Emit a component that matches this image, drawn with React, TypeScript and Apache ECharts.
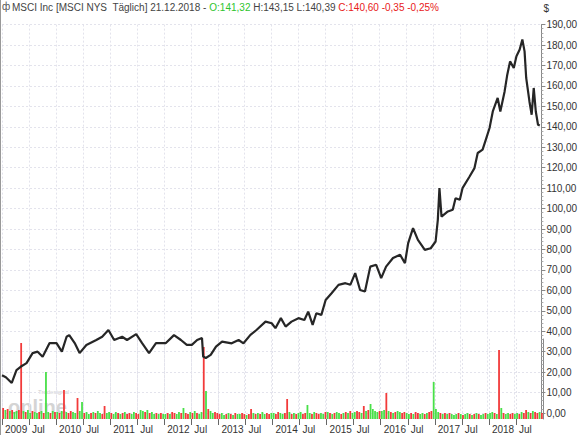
import React, { useEffect, useRef } from "react";
import * as echarts from "echarts";

// ---- Price (approximate close path) ----
const priceDates = [
  "2009-01-01", "2009-01-27", "2009-03-08", "2009-04-09", "2009-05-07", "2009-06-16", "2009-07-27", "2009-08-30",
  "2009-10-03", "2009-11-19", "2010-01-05", "2010-02-10", "2010-03-14", "2010-04-01", "2010-05-08", "2010-06-10",
  "2010-07-26", "2010-10-01", "2010-11-10", "2010-12-22", "2011-01-30", "2011-03-25", "2011-04-27", "2011-06-28",
  "2011-08-07", "2011-09-23", "2011-11-09", "2012-01-15", "2012-03-10", "2012-04-26", "2012-06-05", "2012-07-09",
  "2012-08-14", "2012-09-16", "2012-09-24", "2012-10-12", "2012-11-14", "2012-12-20", "2013-01-30", "2013-04-05",
  "2013-05-22", "2013-06-24", "2013-08-10", "2013-09-20", "2013-11-20", "2014-01-01", "2014-01-26", "2014-03-04",
  "2014-04-05", "2014-05-15", "2014-07-01", "2014-08-10", "2014-09-05", "2014-10-05", "2014-10-30", "2014-12-03",
  "2015-01-01", "2015-02-10", "2015-03-29", "2015-05-15", "2015-06-17", "2015-07-20", "2015-08-22", "2015-09-24",
  "2015-10-30", "2015-12-09", "2016-01-12", "2016-02-14", "2016-04-01", "2016-05-19", "2016-06-21", "2016-07-13",
  "2016-08-15", "2016-09-17", "2016-11-03", "2016-12-13", "2017-01-15", "2017-01-30", "2017-02-10", "2017-02-24",
  "2017-04-08", "2017-05-11", "2017-05-30", "2017-06-28", "2017-07-16", "2017-09-02", "2017-10-05", "2017-10-27",
  "2017-11-29", "2017-12-21", "2018-01-15", "2018-02-06", "2018-03-11", "2018-03-29", "2018-04-27", "2018-05-15",
  "2018-06-03", "2018-06-28", "2018-07-16", "2018-08-07", "2018-08-25", "2018-09-09", "2018-09-20", "2018-10-12",
  "2018-10-27", "2018-11-10", "2018-11-24", "2018-12-09", "2018-12-21",
];
const priceValues = [
  18.5, 17.5, 14.7, 21.0, 22.6, 24.4, 29.3, 30.0,
  27.5, 34.2, 34.2, 30.0, 37.3, 38.1, 34.2, 29.3,
  33.3, 35.7, 37.3, 40.6, 35.7, 37.3, 35.7, 38.6,
  34.2, 29.3, 34.2, 34.2, 38.1, 35.7, 33.3, 33.3,
  35.7, 36.7, 27.6, 26.9, 28.4, 32.5, 34.9, 34.1,
  35.7, 34.1, 38.2, 40.6, 44.7, 43.9, 41.5, 46.4,
  42.3, 44.7, 46.4, 45.5, 49.6, 43.1, 48.8, 48.0,
  55.3, 58.6, 62.7, 63.5, 62.7, 68.4, 60.2, 59.4,
  71.6, 72.5, 66.0, 71.6, 75.8, 77.4, 73.3, 83.1,
  90.4, 84.7, 79.8, 80.6, 83.9, 94.5, 110.0, 96.1,
  98.6, 99.4, 105.1, 104.3, 110.0, 115.7, 119.8, 127.2,
  128.8, 133.7, 139.4, 147.5, 154.1, 147.5, 157.3, 165.5,
  172.0, 168.8, 174.5, 177.8, 182.7, 176.9, 163.9, 152.4,
  145.9, 159.0, 147.5, 141.0, 140.6,
];

// ---- Volume, half-monthly from Jan 2009 (24 per year) ----
const volumeValues = [
  1.1, 0.9, 1.0, 0.8, 0.9, 0.7, 0.8, 0.9, 7.6, 0.8, 0.7, 0.9, 0.6, 0.8, 0.7, 0.6, 0.7, 0.8, 0.6, 4.7, 0.7, 0.6, 0.8, 0.7,
  0.7, 0.6, 0.8, 2.9, 0.7, 0.6, 0.8, 0.7, 0.6, 2.1, 0.8, 1.7, 0.6, 0.7, 0.5, 0.6, 0.7, 0.6, 0.8, 0.6, 0.5, 1.3, 0.6, 0.7,
  0.6, 0.5, 0.7, 0.6, 0.5, 0.6, 0.7, 0.5, 0.6, 0.5, 0.7, 0.6, 0.5, 0.9, 0.8, 0.7, 0.9, 0.6, 0.7, 0.5, 0.6, 0.5, 0.6, 0.5,
  0.5, 0.6, 0.5, 0.7, 0.6, 0.5, 0.7, 0.6, 1.1, 0.6, 0.5, 0.7, 0.6, 0.8, 0.6, 0.5, 0.7, 7.2, 2.8, 1.0, 0.8, 0.6, 0.7, 0.6,
  0.5, 0.6, 0.4, 0.5, 0.6, 0.5, 0.4, 0.6, 0.5, 0.5, 0.6, 0.5, 0.4, 0.5, 1.0, 0.6, 0.5, 0.6, 0.5, 0.7, 0.5, 0.6, 0.5, 0.6,
  0.6, 0.5, 0.7, 0.6, 0.5, 0.6, 2.0, 0.7, 0.5, 0.6, 0.5, 0.6, 0.7, 0.5, 0.6, 1.4, 0.6, 0.5, 0.7, 0.6, 0.5, 0.6, 0.5, 0.7,
  0.7, 0.6, 0.5, 0.6, 0.7, 0.6, 0.5, 0.6, 0.7, 0.6, 0.8, 0.6, 0.7, 0.8, 0.7, 0.6, 1.3, 0.8, 0.9, 1.5, 1.0, 0.8, 0.7, 0.8,
  0.8, 0.9, 2.6, 0.8, 0.7, 0.6, 0.7, 0.8, 0.7, 0.6, 0.7, 0.6, 0.5, 0.6, 0.5, 0.7, 0.6, 0.5, 0.6, 0.5, 0.6, 0.7, 0.8, 3.7,
  1.0, 0.7, 0.6, 0.5, 0.6, 0.5, 0.6, 0.5, 0.4, 0.5, 0.6, 0.5, 0.4, 0.5, 0.6, 0.5, 0.4, 0.5, 0.6, 0.5, 0.4, 0.5, 0.6, 0.5,
  0.6, 0.7, 0.6, 0.5, 6.9, 1.1, 0.6, 0.5, 0.6, 0.5, 0.6, 0.5, 0.6, 0.5, 0.7, 0.6, 0.9, 0.7, 0.6, 0.8, 0.7, 0.6, 0.7, 0.6,
];
// u = up day (green), d = down day (red)
const volumeDirections =
  "dududuudduduuduududuudud" +
  "udududduuduuduududuudduu" +
  "duudududduudduududuududu" +
  "ududduududdududuududuudd" +
  "duudududuudduddududuuddu" +
  "udduuddududuudduududduud" +
  "ududuudududuuddududuuuud" +
  "uudududuudduududduududdu" +
  "uudududuuududuudududuudu" +
  "uudududuudduududdududdud";

const xTicksStartYear = 2009;
const xTicksEndYear = 2019;

const titleParts = {
  name: "MSCI Inc [MSCI NYS  Täglich] 21.12.2018 - ",
  open: "O:141,32",
  highLow: " H:143,15 L:140,39 ",
  close: "C:140,60 -0,35 -0,25%",
};

function toYear(s: string): number {
  const [y, m, d] = s.split("-").map(Number);
  const start = Date.UTC(y, 0, 1);
  const end = Date.UTC(y + 1, 0, 1);
  return y + (Date.UTC(y, m - 1, d) - start) / (end - start);
}

const FONT = "Liberation Sans";

export default function App() {
  const ref = useRef<HTMLDivElement>(null);
  useEffect(() => {
    document.body.style.margin = "0";
    if (!ref.current) return;
    const chart = echarts.init(ref.current, undefined, { renderer: "svg" });

    const priceData = priceDates.map((d, i) => [toYear(d), priceValues[i]]);
    const volData = volumeValues.map((v, i) => ({
      value: [xTicksStartYear + (i + 0.5) / 24, v],
      itemStyle: { color: volumeDirections[i] === "u" ? "#48e048" : "#f23a3a" },
    }));

    const gridLine = { show: true, lineStyle: { color: "#e3e3ec", type: [2, 2] as any, width: 1 } };

    chart.setOption({
      animation: false,
      backgroundColor: "#ffffff",
      grid: [
        { left: 2, right: 37, top: 24.6, bottom: 22 },
        { left: 2, right: 37, top: 339, bottom: 16 },
      ],
      xAxis: [
        {
          type: "value",
          gridIndex: 0,
          min: xTicksStartYear,
          max: xTicksEndYear,
          interval: 0.5,
          axisLine: { show: false },
          axisTick: { show: false },
          axisLabel: { show: false },
          splitLine: gridLine,
        },
        {
          type: "value",
          gridIndex: 1,
          min: xTicksStartYear,
          max: xTicksEndYear,
          interval: 0.5,
          axisLine: { show: false },
          axisTick: { show: true, length: 6, lineStyle: { color: "#666" } },
          axisLabel: {
            show: true,
            showMaxLabel: false,
            align: "left",
            margin: 5,
            padding: [0, 0, 0, 3],
            color: "#333",
            fontSize: 10,
            fontFamily: FONT,
            formatter: (v: number) => (Number.isInteger(v) ? String(v) : "Jul"),
          },
          splitLine: gridLine,
        },
      ],
      yAxis: [
        {
          type: "value",
          gridIndex: 0,
          position: "right",
          min: 0,
          max: 190,
          interval: 10,
          name: "$",
          nameLocation: "end",
          nameGap: 11,
          nameTextStyle: { align: "left", color: "#333", fontSize: 10, fontFamily: FONT, padding: [0, 0, 0, 2] },
          axisLine: { show: true, lineStyle: { color: "#888" } },
          axisTick: { show: true, length: 4, lineStyle: { color: "#888" } },
          minorTick: { show: true, splitNumber: 5, length: 2, lineStyle: { color: "#aaa" } },
          axisLabel: {
            margin: 5,
            color: "#333",
            fontSize: 10,
            fontFamily: FONT,
            formatter: (v: number) => v.toFixed(2).replace(".", ","),
          },
          splitLine: gridLine,
        },
        {
          type: "value",
          gridIndex: 1,
          position: "right",
          min: 0,
          max: 8,
          axisLine: { show: true, lineStyle: { color: "#888" } },
          axisTick: { show: false },
          axisLabel: { show: false },
          splitLine: { show: false },
        },
      ],
      series: [
        {
          type: "bar",
          xAxisIndex: 1,
          yAxisIndex: 1,
          data: volData,
          barWidth: 1.8,
          z: 2,
        },
        {
          type: "line",
          xAxisIndex: 0,
          yAxisIndex: 0,
          data: priceData,
          showSymbol: false,
          symbol: "none",
          lineStyle: { color: "#262626", width: 2.2 },
          z: 3,
        },
      ],
      graphic: [
        {
          type: "line",
          shape: { x1: 0.5, y1: 0, x2: 0.5, y2: 435 },
          style: { stroke: "#999", lineWidth: 1 },
          z: 10,
        },
        {
          type: "text",
          x: 2,
          y: 1,
          style: { text: "ф", fill: "#555", font: `10px ${FONT}` },
          z: 10,
        },
        {
          type: "text",
          x: 12,
          y: 2,
          z: 10,
          style: {
            text:
              "{n|" + titleParts.name + "}{o|" + titleParts.open + "}{n|" + titleParts.highLow + "}{c|" + titleParts.close + "}",
            rich: {
              n: { fill: "#444", fontSize: 10, fontFamily: FONT },
              o: { fill: "#2ec42e", fontSize: 10, fontFamily: FONT },
              c: { fill: "#e82020", fontSize: 10, fontFamily: FONT },
            },
          },
        },
        {
          type: "text",
          x: 38,
          y: 389,
          z: 0,
          style: { text: "Tradesignal", fill: "#d0d0d0", font: `6px ${FONT}` },
        },
        {
          type: "text",
          x: 8,
          y: 397,
          z: 0,
          style: { text: "online", fill: "#d4d4d4", font: `bold 20px ${FONT}` },
        },
      ],
    });
    return () => chart.dispose();
  }, []);
  return <div ref={ref} style={{ width: 580, height: 435 }} />;
}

┄┄┄┄┄┄┄┄┄┄┄┄┄┄┄┄┄┄┄┄

- **What the task asks**
Repeat the lines of the listing above verbatim, beginning at its first line and ending at the line containing "import * as", which is included. Omit pictures.

- **Answer to this problem**
Emit a component that matches this image, drawn with React, TypeScript and Apache ECharts.
import React, { useEffect, useRef } from "react";
import * as echarts from "echarts";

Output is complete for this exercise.